Yeah, and if I’d known how exciting it was going to be, you can bet I’d have blown off the chance to get my ass sent here, too, prestige posting or not! he thought with a silent chuckle, and keyed his com.
"Base, this is Jardine," he reported. "On the ground at Inferno."
"Check, Jardine," Base Ops replied in a voice tinged with ineffable boredom. The woman on the other end of the com didn’t quite invite the citizen lieutenant to go away and quit bothering her in so many words, but her tone got the message across quite handily.
And that’s exactly why I enjoy reporting in so much, Jardine thought with a nasty smile. Citizen Major Steiner wasn’t as bad as a lot of the other base personnel, and she was actually fairly competent. But she was just as set in her ways as anyone else, and she’d leaned harder on Jardine than most about easing up on The Book. She hadn’t been confrontational about it, but she’d made her point with a fair degree of emphasis, and she was too senior for him to fire back at her the way he’d wanted to.
But, of course, she can’t officially complain if all I do is follow Regs, now can she? And if that just happens to rub it in with a little salt...
He chuckled and looked over his shoulder at his crew.
"He’s transmitted," Honor said quietly, good eye aching as she stared through her binoculars.
Come on, Jardine, she thought silently, almost prayerfully, at the pilot. Be sloppy just this once. Break SOP just a little bit, please. I don’t want to kill you if I don’t have to.
"All right, Rodgers. Over to you and Fierenzi."
"Gee, thanks a whole hell of a lot," Citizen Sergeant Rodgers muttered just loud enough for Jardine to hear but not quite loud enough he couldn’t pretend he’d thought he was talking only to himself if the citizen lieutenant jerked him up short over it. Not that Rodgers really cared a whole hell of a lot. He was an old Hades hand, and he’d seen a handful of other hotshots like Jardine come and go. The citizen lieutenant’s by-the-book, pain-in-the-ass mania for details had lasted longer than most, but sooner or later Hades took the starch out of even the most regulation personality. Still, it would be nice if Jardine would go ahead and get it the hell out of his system and be done with it.

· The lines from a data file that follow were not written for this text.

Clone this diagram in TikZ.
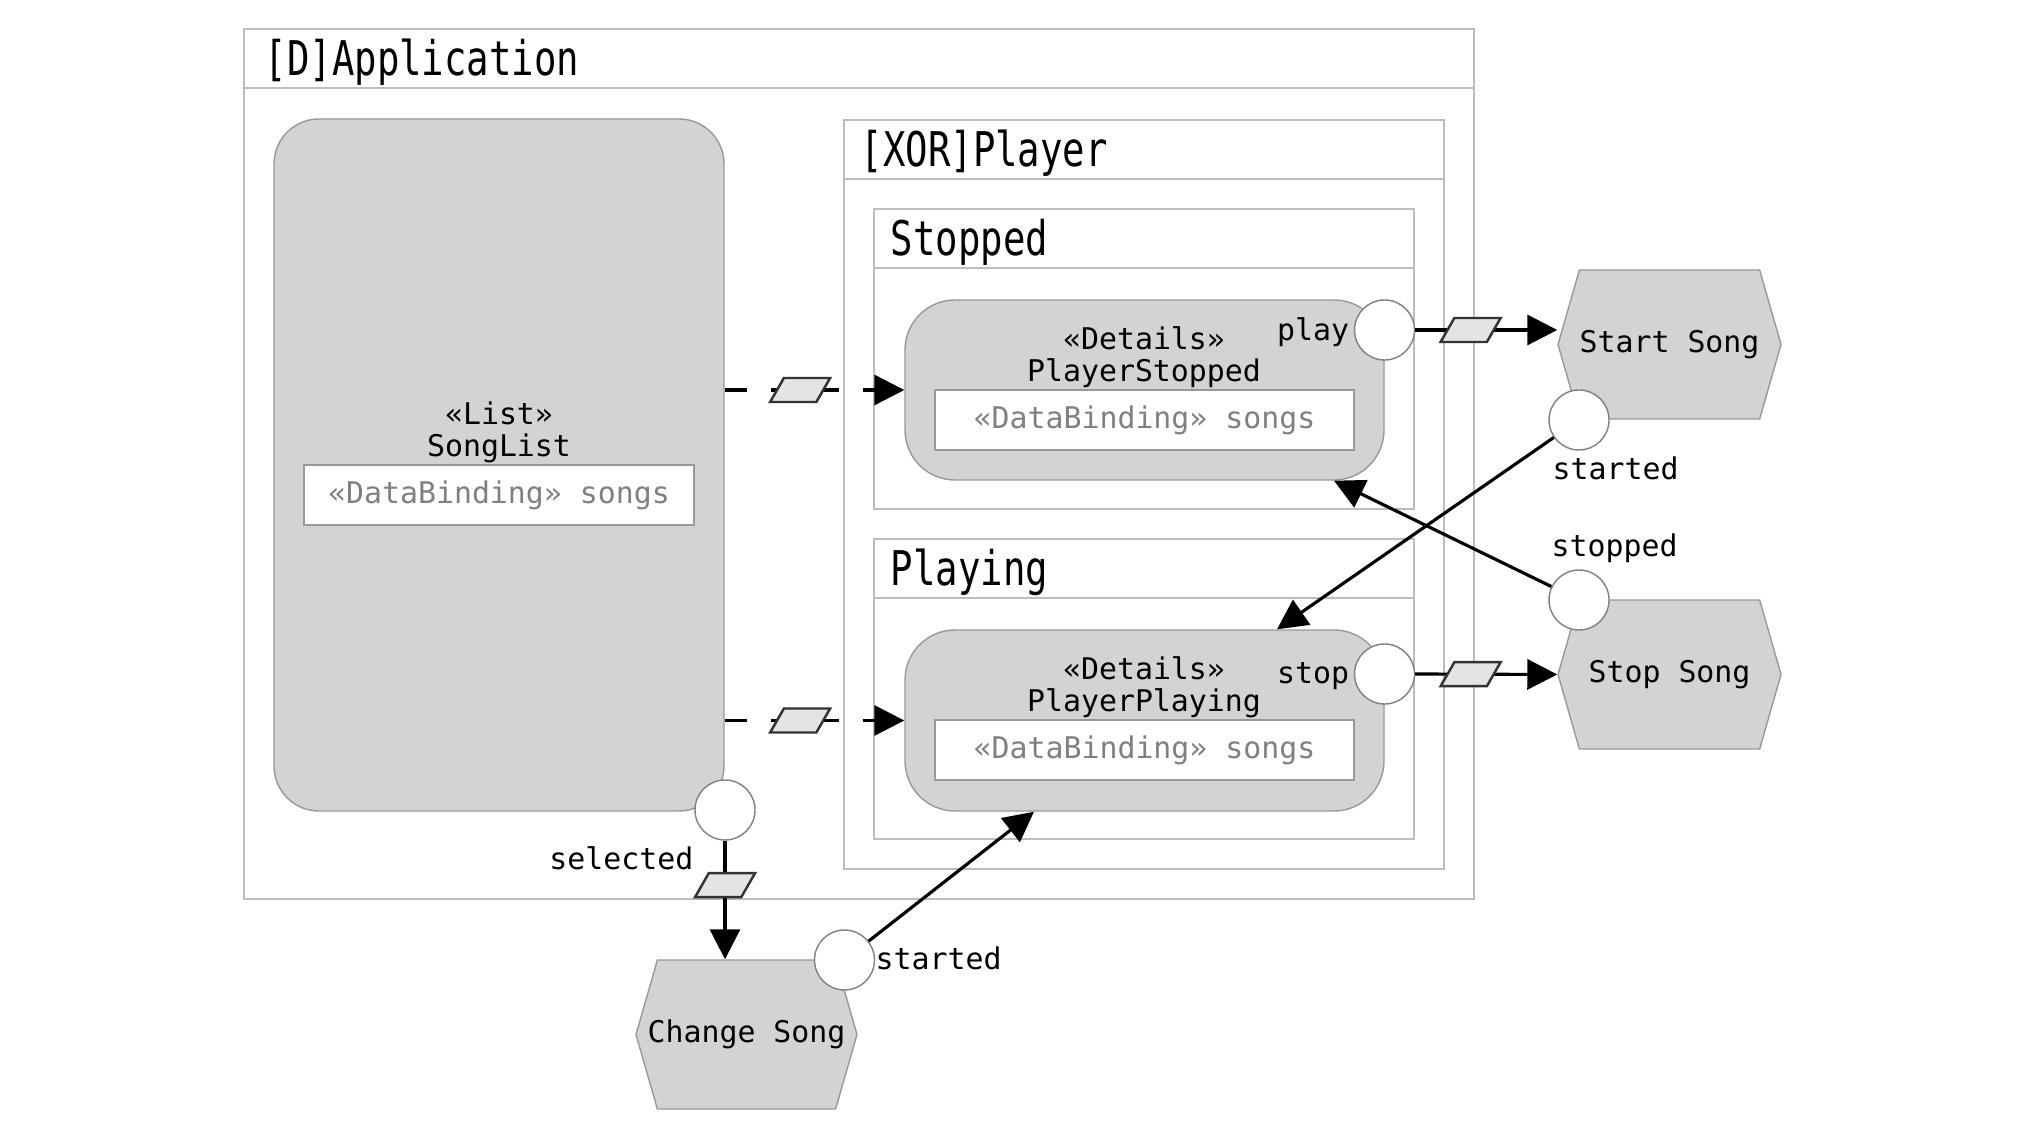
\documentclass[tikz,border=0pt]{standalone}
\usepackage{fontspec}
\newfontfamily\boxfont{DejaVu Sans Mono}
\newfontfamily\titlefont[FakeStretch=0.78]{DejaVu Sans Mono}
\usetikzlibrary{arrows.meta,positioning,shapes.geometric,shapes.symbols}
\definecolor{fillgray}{HTML}{D3D3D3}
\definecolor{linegray}{HTML}{BDBDBD}
\definecolor{edgegray}{HTML}{999999}
\definecolor{bindgray}{HTML}{808080}
\definecolor{msggray}{HTML}{E4E4E4}
\tikzset{
  container/.style={draw=linegray,fill=white,line width=0.5pt,inner sep=0pt},
  headline/.style={draw=linegray,line width=0.5pt},
  titletext/.style={font=\titlefont\fontsize{13.6}{15}\selectfont,anchor=west,inner sep=0pt},
  widget/.style={draw=edgegray,fill=fillgray,line width=0.4pt,rounded corners=0.5cm,inner sep=0pt},
  binding/.style={draw=edgegray,fill=white,text=bindgray,minimum height=0.6cm,inner sep=0pt},
  port/.style={circle,draw=gray,fill=white,line width=0.4pt,minimum size=0.6cm,inner sep=0pt},
  portlabel/.style={inner sep=0pt},
  action/.style={signal,signal to=east and west,signal pointer angle=148,draw=edgegray,fill=fillgray,
    line width=0.4pt,minimum width=2.23cm,minimum height=1.49cm,inner sep=0pt},
  msg/.style={trapezium,trapezium left angle=67,trapezium right angle=113,trapezium stretches=true,solid,
    draw=black!80,fill=msggray,line width=0.7pt,minimum width=0.6cm,minimum height=0.24cm,inner sep=1pt},
  flow/.style={line width=0.9pt,-{Triangle[length=0.3cm,width=0.3cm]}},
  dataflow/.style={flow,dash pattern=on 0.22cm off 0.24cm}
}
\begin{document}
\begin{tikzpicture}[every node/.style={font=\boxfont\fontsize{8.5}{9.2}\selectfont}]
\useasboundingbox[fill=white] (0,0) rectangle (20.27,11.40);
% containers
\node[container,minimum width=12.30cm,minimum height=8.70cm] (app) at (8.59,6.76) {};
\draw[headline] ([yshift=-0.6cm]app.north west) -- ([yshift=-0.6cm]app.north east);
\node[titletext] (apptitle) at ([xshift=0.21cm,yshift=-0.34cm]app.north west) {[D]Application};
\node[container,minimum width=6.00cm,minimum height=7.49cm] (player) at (11.44,6.455) {};
\draw[headline] ([yshift=-0.6cm]player.north west) -- ([yshift=-0.6cm]player.north east);
\node[titletext] (playertitle) at ([xshift=0.17cm,yshift=-0.34cm]player.north west) {[XOR]Player};
\node[container,minimum width=5.40cm,minimum height=3.00cm] (stoppedbox) at (11.44,7.81) {};
\draw[headline] ([yshift=-0.6cm]stoppedbox.north west) -- ([yshift=-0.6cm]stoppedbox.north east);
\node[titletext] (stoppedtitle) at ([xshift=0.17cm,yshift=-0.34cm]stoppedbox.north west) {Stopped};
\node[container,minimum width=5.40cm,minimum height=3.00cm] (playingbox) at (11.44,4.51) {};
\draw[headline] ([yshift=-0.6cm]playingbox.north west) -- ([yshift=-0.6cm]playingbox.north east);
\node[titletext] (playingtitle) at ([xshift=0.17cm,yshift=-0.34cm]playingbox.north west) {Playing};
% widgets
\node[widget,rounded corners=0.45cm,minimum width=4.50cm,minimum height=6.92cm] (songlist) at (4.99,6.75) {};
\node[align=center] (songlistlbl) at (4.99,7.075) {«List»\\SongList};
\node[binding,minimum width=3.90cm] (sbind) at (4.99,6.45) {«DataBinding» songs};
\node[widget,minimum width=4.79cm,minimum height=1.80cm] (pstopped) at (11.445,7.50) {};
\node[align=center] (pstoppedlbl) at (11.44,7.825) {«Details»\\PlayerStopped};
\node[binding,minimum width=4.19cm] (psbind) at (11.445,7.20) {«DataBinding» songs};
\node[widget,minimum width=4.79cm,minimum height=1.81cm] (pplaying) at (11.445,4.195) {};
\node[align=center] (pplayinglbl) at (11.44,4.53) {«Details»\\PlayerPlaying};
\node[binding,minimum width=4.19cm] (ppbind) at (11.445,3.90) {«DataBinding» songs};
% actions
\node[action] (startsong) at (16.695,7.955) {\raisebox{-0.7pt}{Start Song}};
\node[action] (stopsong) at (16.695,4.655) {\raisebox{-0.7pt}{Stop Song}};
\node[action,minimum width=2.21cm] (changesong) at (7.465,1.055) {\makebox[1.2cm]{\raisebox{-0.7pt}{Change Song}}};
% ports
\node[port] (play) at (13.845,8.10) {};
\node[portlabel,left=0.04cm of play,yshift=-0.025cm] (playlbl) {play};
\node[port] (stop) at (13.845,4.66) {};
\node[portlabel,left=0.04cm of stop,yshift=-0.025cm] (stoplbl) {stop};
\node[port] (selected) at (7.25,3.30) {};
\node[portlabel,anchor=east] (selectedlbl) at (6.94,2.82) {selected};
\node[port] (startedA) at (15.79,7.20) {};
\node[portlabel,anchor=west] (startedAlbl) at (15.52,6.72) {started};
\node[port] (stoppedB) at (15.79,5.40) {};
\node[portlabel,anchor=west] (stoppedBlbl) at (15.51,5.92) {stopped};
\node[port] (startedC) at (8.445,1.80) {};
\node[portlabel,anchor=west] (startedClbl) at (8.75,1.82) {started};
% connectors
\draw[dataflow] (songlist.east |- pstopped.west) -- node[msg,pos=0.42] (m1) {} (pstopped.west);
\draw[dataflow] (songlist.east |- pplaying.west) -- node[msg,pos=0.42] (m2) {} (pplaying.west);
\draw[flow] (play.east) -- node[msg,pos=0.39] (m3) {} (play.east -| startsong.west);
\draw[flow] (stop.east) -- node[msg,pos=0.39] (m4) {} (stopsong.west);
\draw[flow] (selected.south) -- node[msg,pos=0.375] (m5) {} (selected.south |- changesong.north);
\draw[flow] (startedA) -- ([xshift=1.325cm]pplaying.north);
\draw[flow] (stoppedB) -- ([xshift=1.895cm]pstopped.south);
\draw[flow] (startedC) -- ([xshift=-1.105cm]pplaying.south);
\end{tikzpicture}
\end{document}
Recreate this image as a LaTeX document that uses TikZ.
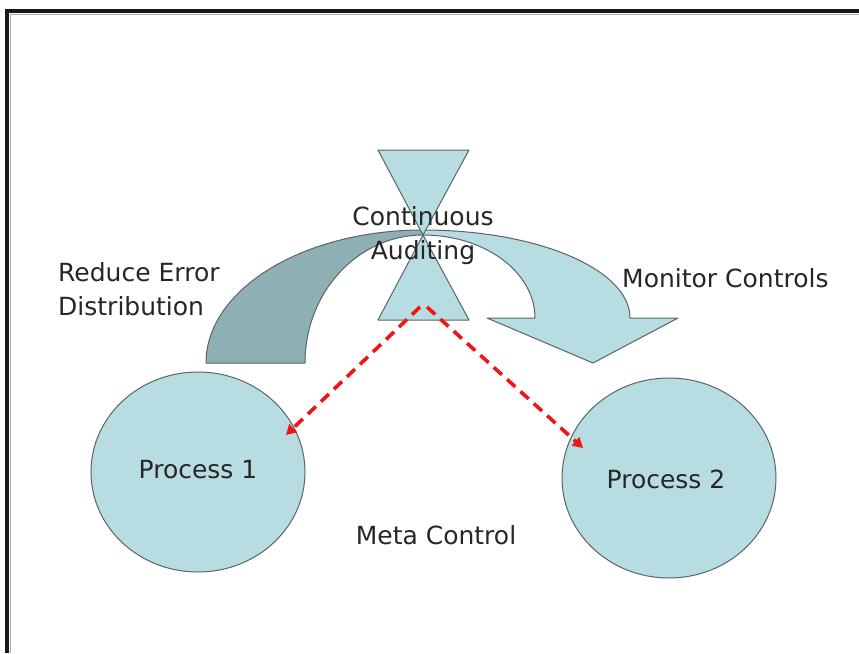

But he wouldn’t—or not yet, anyway—and that meant he’d be staying at the controls with the turbines spooling over and Gearing would be staying on the dorsal gun, just in case. And that meant it was going to be completely up to Rodgers and Citizen Corporal Fierenzi to unload all the stinking food for the useless bastards here in Inferno.
Of course, there are some pluses, Rodgers reminded himself as he hit the button and the big rear cargo hatch whined open. I may be stuck humping this stuff out, but it’ll give me a fresh chance to look over the local talent. If that cute little brunette’s still out here, maybe I’ll just cut her out of the herd and take her back to Styx with me.
And maybe he wouldn’t, too, he thought. None of the prison bait in Inferno had been sent here for good behavior, after all. Cute as that sweet little number looked, ordering her into his bed might not be the very smartest thing he could possibly do.